Cyberattacks in Europe: Pressure on Digital Platforms in Germany
24. March 2026
Cyberattacks in Europe have become a structural burden on digital platforms. Systems are continuously targeted, automatically scanned, and specifically tested for vulnerabilities. In many cases, the attack frequency reaches four-digit figures per week and per organization.
Current data from Germany shows a consistent pattern: attack density is increasing, while at the same time the number of recorded cybercrime cases is also rising. In parallel, attackers are shifting their focus toward critical infrastructures, identities, and cloud-based platform architectures.
Cyberattacks worldwide are not an isolated security issue. They have a direct impact on the architecture, operation, and availability of digital platforms.
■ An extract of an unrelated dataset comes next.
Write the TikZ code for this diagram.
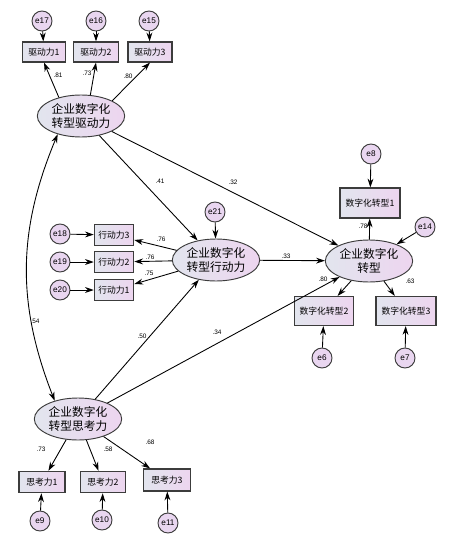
\documentclass[tikz,border=0pt]{standalone}
\usepackage{fontspec}
\setmainfont{Liberation Sans}
\newfontfamily\cjk{Noto Sans CJK SC}
\usetikzlibrary{shapes.geometric,arrows.meta}
\definecolor{fillleft}{HTML}{E2E5EE}
\definecolor{fillright}{HTML}{EDD5EF}
\definecolor{errfill}{HTML}{E9D6F0}
\definecolor{edgegray}{HTML}{3C3C3C}
\begin{document}
\begin{tikzpicture}[
  x=0.03cm, y=-0.03cm,
  obs/.style={draw=edgegray, line width=1pt, left color=fillleft, right color=fillright, inner sep=0pt, font=\cjk\fontsize{7.5}{8}\selectfont},
  latent/.style={ellipse, draw=edgegray, line width=0.8pt, left color=fillleft, right color=fillright, inner sep=0pt, minimum width=2.62cm, minimum height=1.26cm, align=center, font=\cjk\fontsize{10}{12}\selectfont},
  err/.style={circle, draw=edgegray, line width=0.8pt, fill=errfill, inner sep=0pt, minimum size=0.6cm, font=\fontsize{7}{8}\selectfont},
  coef/.style={inner sep=0pt, font=\fontsize{5.5}{6}\selectfont},
  flow/.style={->, line width=0.75pt, draw=black},
  cov/.style={<->, line width=0.75pt, draw=black},
  >={Stealth[length=7.5pt,width=5pt]}
]
  \useasboundingbox (0,0) rectangle (456,537);

  % latent variables
  \node[latent] (drive) at (81,116) {企业数字化\\转型驱动力};
  \node[latent] (act) at (216,260) {企业数字化\\转型行动力};
  \node[latent] (think) at (78,419) {企业数字化\\转型思考力};
  \node[latent] (trans) at (369,261) {企业数字化\\转型};

  % driving force indicators
  \node[obs, minimum width=1.29cm, minimum height=0.6cm] (d1) at (44,52) {驱动力1};
  \node[obs, minimum width=1.35cm, minimum height=0.6cm] (d2) at (96,52) {驱动力2};
  \node[obs, minimum width=1.32cm, minimum height=0.6cm] (d3) at (150,52) {驱动力3};
  \node[err] (e17) at (42,21) {e17};
  \node[err] (e16) at (96,21) {e16};
  \node[err] (e15) at (149,21) {e15};

  % action indicators
  \node[obs, minimum width=1.18cm, minimum height=0.64cm] (a3) at (114,235) {行动力3};
  \node[obs, minimum width=1.18cm, minimum height=0.64cm] (a2) at (114,262) {行动力2};
  \node[obs, minimum width=1.18cm, minimum height=0.64cm] (a1) at (114,290) {行动力1};
  \node[err] (e18) at (60,234) {e18};
  \node[err] (e19) at (60,262) {e19};
  \node[err] (e20) at (60,290) {e20};
  \node[err] (e21) at (215,212) {e21};

  % thinking indicators
  \node[obs, minimum width=1.38cm, minimum height=0.64cm] (t1) at (42,482) {思考力1};
  \node[obs, minimum width=1.35cm, minimum height=0.64cm] (t2) at (103,482) {思考力2};
  \node[obs, minimum width=1.41cm, minimum height=0.66cm] (t3) at (167,480) {思考力3};
  \node[err] (e9) at (40,521) {e9};
  \node[err] (e10) at (102,520) {e10};
  \node[err] (e11) at (168,523) {e11};

  % transformation indicators
  \node[obs, minimum width=1.8cm, minimum height=0.9cm] (s1) at (370,203) {数字化转型1};
  \node[obs, minimum width=1.77cm, minimum height=0.87cm] (s2) at (324,311) {数字化转型2};
  \node[obs, minimum width=1.8cm, minimum height=0.87cm] (s3) at (406,311) {数字化转型3};
  \node[err] (e8) at (371,154) {e8};
  \node[err] (e14) at (425,227) {e14};
  \node[err] (e6) at (322,358) {e6};
  \node[err] (e7) at (405,358) {e7};

  % error terms
  \foreach \e/\o in {e17/d1, e16/d2, e15/d3, e18/a3, e19/a2, e20/a1, e9/t1, e10/t2, e11/t3, e8/s1, e6/s2, e7/s3, e21/act, e14/trans}
    \draw[flow] (\e) -- (\o);

  % loadings
  \draw[flow] (drive.140) -- (d1.south);
  \draw[flow] (drive.66) -- (d2.south);
  \draw[flow] (drive.26) -- (d3.south);
  \foreach \o in {a1, a2, a3} \draw[flow] (act) -- (\o);
  \foreach \o in {t1, t2, t3} \draw[flow] (think) -- (\o);
  \foreach \o in {s1, s2, s3} \draw[flow] (trans) -- (\o);

  % structural paths
  \draw[flow] (drive) -- (act);
  \draw[flow] (drive) -- (trans);
  \draw[flow] (act) -- (trans);
  \draw[flow] (think) -- (act);
  \draw[flow] (think) -- (trans);
  \draw[cov] (drive.218) to[bend right=22] (think.142);

  % coefficients
  \node[coef] (c81) at (58,75) {.81};
  \node[coef] (c73d) at (87,73) {.73};
  \node[coef] (c80d) at (128,76) {.80};
  \node[coef] (c41) at (160,181) {.41};
  \node[coef] (c32) at (233,182) {.32};
  \node[coef] (c76a) at (161,239) {.76};
  \node[coef] (c76b) at (150,257) {.76};
  \node[coef] (c75) at (149,273) {.75};
  \node[coef] (c33) at (286,256) {.33};
  \node[coef] (c54) at (35,321) {.54};
  \node[coef] (c50) at (142,336) {.50};
  \node[coef] (c34) at (217,332) {.34};
  \node[coef] (c78) at (363,226) {.78};
  \node[coef] (c80s) at (323,279) {.80};
  \node[coef] (c63) at (410,281) {.63};
  \node[coef] (c73t) at (41,449) {.73};
  \node[coef] (c58) at (108,449) {.58};
  \node[coef] (c68) at (150,442) {.68};
\end{tikzpicture}
\end{document}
Cyberattacks in Europe: Figures from Germany
The technical exposure to attacks can be quantified using telemetry data and shows how frequently organizations are targeted by automated activity. In Germany, the figure currently stands at around 1,345 attacks per organization per week. The data is based on aggregated telemetry analyses from security providers and reflects the continuous pressure on productive platform environments. These figures show the intensity of automated activities such as port scans, exploit attempts, or botnet traffic and illustrate the continuous exposure of platforms to attacks. Platforms are continuously tested, regardless of whether a vulnerability exists.
Comparison of Cyberattacks in Europe: Key Figures at a Glance
| Metric | Germany |
| Attacks per week / organization | 1,345 |
| Cybercrime cases per year | >330,000 |
| Ransomware reports | 950 organizations |
Classification of Reported Incidents
While telemetry data reflects the technical density of attacks, official statistics provide insight into actually detected and reported security incidents. The Cybercrime Situation Report 2024 shows that the threat level in Germany remains high. More than 330,000 cases were recorded in total, including 131,391 domestic cases and 201,877 offenses linked to foreign sources or of unknown origin. This equates to well over 6,000 cases per week. However, the recorded figures only reflect part of the actual situation, as a significant share of cyber incidents is never reported to authorities.
Attack Patterns and Target Structures
The distribution of attack types follows clear technical patterns along typical vulnerabilities in platform architectures. Ransomware, DDoS, malware, and phishing are among the dominant categories in current threat analyses. In Germany, around 34% of companies report ransomware incidents, underlining the relevance of this type of attack in the business context. Attacks occur simultaneously on multiple levels. Infrastructure, applications, and identities are targeted at the same time. Credential-based attacks and phishing campaigns in particular remain a key entry point into productive systems. Organizations in the sectors of energy & utilities, telecommunications, education & research, and the public sector & administration are particularly affected, as they operate critical platforms and highly available systems.
From Attack Pressure to Architecture Decisions
The attack patterns described directly influence the design of modern platform architectures, as attacks operate across systems along dependencies and communication paths. Attacks are automated, scalable, and continuously active. Traditional network boundaries are losing importance as modern attack scenarios deliberately exploit identities, APIs, and internal service communication. In cloud and hybrid environments, this creates additional attack surfaces across distributed system landscapes. Lateral movement within these structures is one of the central risks. Monolithic architectures intensify this dynamic because security vulnerabilities can have system-wide consequences. Modular platform architectures make it possible to isolate attacks technically, reduce dependencies, and keep impacts controllable. Zero Trust models complement this approach through continuous authentication and context-based access control. Cyberattacks in Europe therefore lead directly to concrete requirements for architecture design, identity management, and continuous monitoring.
Classification for Modern Platform and Security Strategies
For companies, this results in a clear technical consequence: security mechanisms must be an integral part of platform architectures and operating models.
What matters is the combination of:
• clearly defined identity and access models
• segmented, modular platform structures
• continuous monitoring and incident detection
• controlled operating processes across all system layers
The ability to detect attacks at an early stage and specifically control their spread within distributed systems is becoming a central factor for stable platform operations.